When new features are added, consider whether they extend existing workflows or introduce new critical paths. Add or adjust integration tests accordingly. Treat the test suite as a living asset, not a one time project.

5. Common Mistakes and How to Avoid Them

A frequent mistake is trying to cover every detail of the system with integration tests, leading to a slow and fragile test suite. Instead, reserve integration tests for workflows where multiple components interact in ways that cannot be adequately covered by unit tests alone. Allow unit and component tests to carry most of the load for detailed logic.

Another mistake is relying on shared test databases that are manually managed. Over time, such environments accumulate inconsistent data and hidden dependencies, causing tests to pass or fail depending on their execution order. Use automated setup and teardown processes so that each test run starts from a known state.

A third mistake is ignoring test flakiness. Treat intermittent failures as defects to be investigated, not as noise to be tolerated. Flaky tests often indicate real issues such as race conditions, timeouts, or incorrect assumptions about external systems.

6. Practical Example or Use Case

Consider a team building a payments API. Initially, they rely primarily on unit tests and manual testing in a shared staging environment. Occasionally, integration issues with the payment provider or database occur only after deployment, forcing rollbacks and urgent hotfixes.
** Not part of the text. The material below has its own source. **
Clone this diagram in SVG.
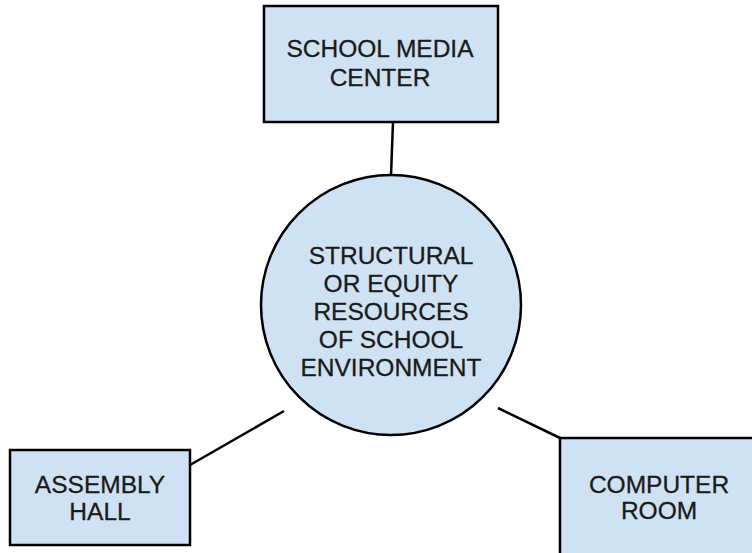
<svg xmlns="http://www.w3.org/2000/svg" width="752" height="553" viewBox="0 0 752 553">
<style>
.n{fill:#cfe2f3;stroke:#000;stroke-width:2.5}
.t{font-family:"Liberation Sans",Arial,sans-serif;font-size:24.5px;fill:#1a1a1a;stroke:#1a1a1a;stroke-width:0.3;text-anchor:middle}
.c{stroke:#000;stroke-width:2.5;fill:none}
</style>
<rect width="752" height="553" fill="#fff"/>
<g id="connectors">
<line class="c" x1="393" y1="122" x2="391" y2="176"/>
<line class="c" x1="190" y1="465" x2="284" y2="411"/>
<line class="c" x1="498" y1="408" x2="560" y2="438"/>
</g>
<g id="center">
<circle class="n" cx="391" cy="305" r="130"/>
<text class="t" x="391" y="264">STRUCTURAL</text>
<text class="t" x="391" y="292">OR EQUITY</text>
<text class="t" x="391" y="320">RESOURCES</text>
<text class="t" x="391" y="348">OF SCHOOL</text>
<text class="t" x="391" y="376">ENVIRONMENT</text>
</g>
<g id="media">
<rect class="n" x="264" y="6" width="234" height="116"/>
<text class="t" x="380" y="57">SCHOOL MEDIA</text>
<text class="t" x="380" y="86">CENTER</text>
</g>
<g id="assembly">
<rect class="n" x="10" y="450" width="180" height="95"/>
<text class="t" x="100" y="493">ASSEMBLY</text>
<text class="t" x="100" y="520">HALL</text>
</g>
<g id="computer">
<rect class="n" x="560" y="438" width="200" height="130"/>
<text class="t" x="659" y="493">COMPUTER</text>
<text class="t" x="659" y="519">ROOM</text>
</g>
</svg>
By introducing integration tests that run against a simulated payment gateway and an isolated test database, the team begins to catch issues earlier. Tests cover workflows such as successful payments, declined cards, and timeout scenarios. These tests run automatically in the CI pipeline on each pull request.

Over time, the number of production incidents related to integration issues decreases, and developers gain more confidence in making changes to payment logic. Integration testing becomes an integral part of the development lifecycle rather than an afterthought.

7. Summary

Backend integration testing bridges the gap between unit tests and full system validation. By focusing on critical workflows, controlled environments, and stable test data, you can build a test suite that provides meaningful assurance without overwhelming your pipeline.

Maintaining integration tests alongside application code and treating flakiness as a problem to solve, not to ignore, ensures that the suite remains trustworthy. When applied thoughtfully, integration testing becomes a powerful tool for improving the reliability of backend APIs and the systems that depend on them.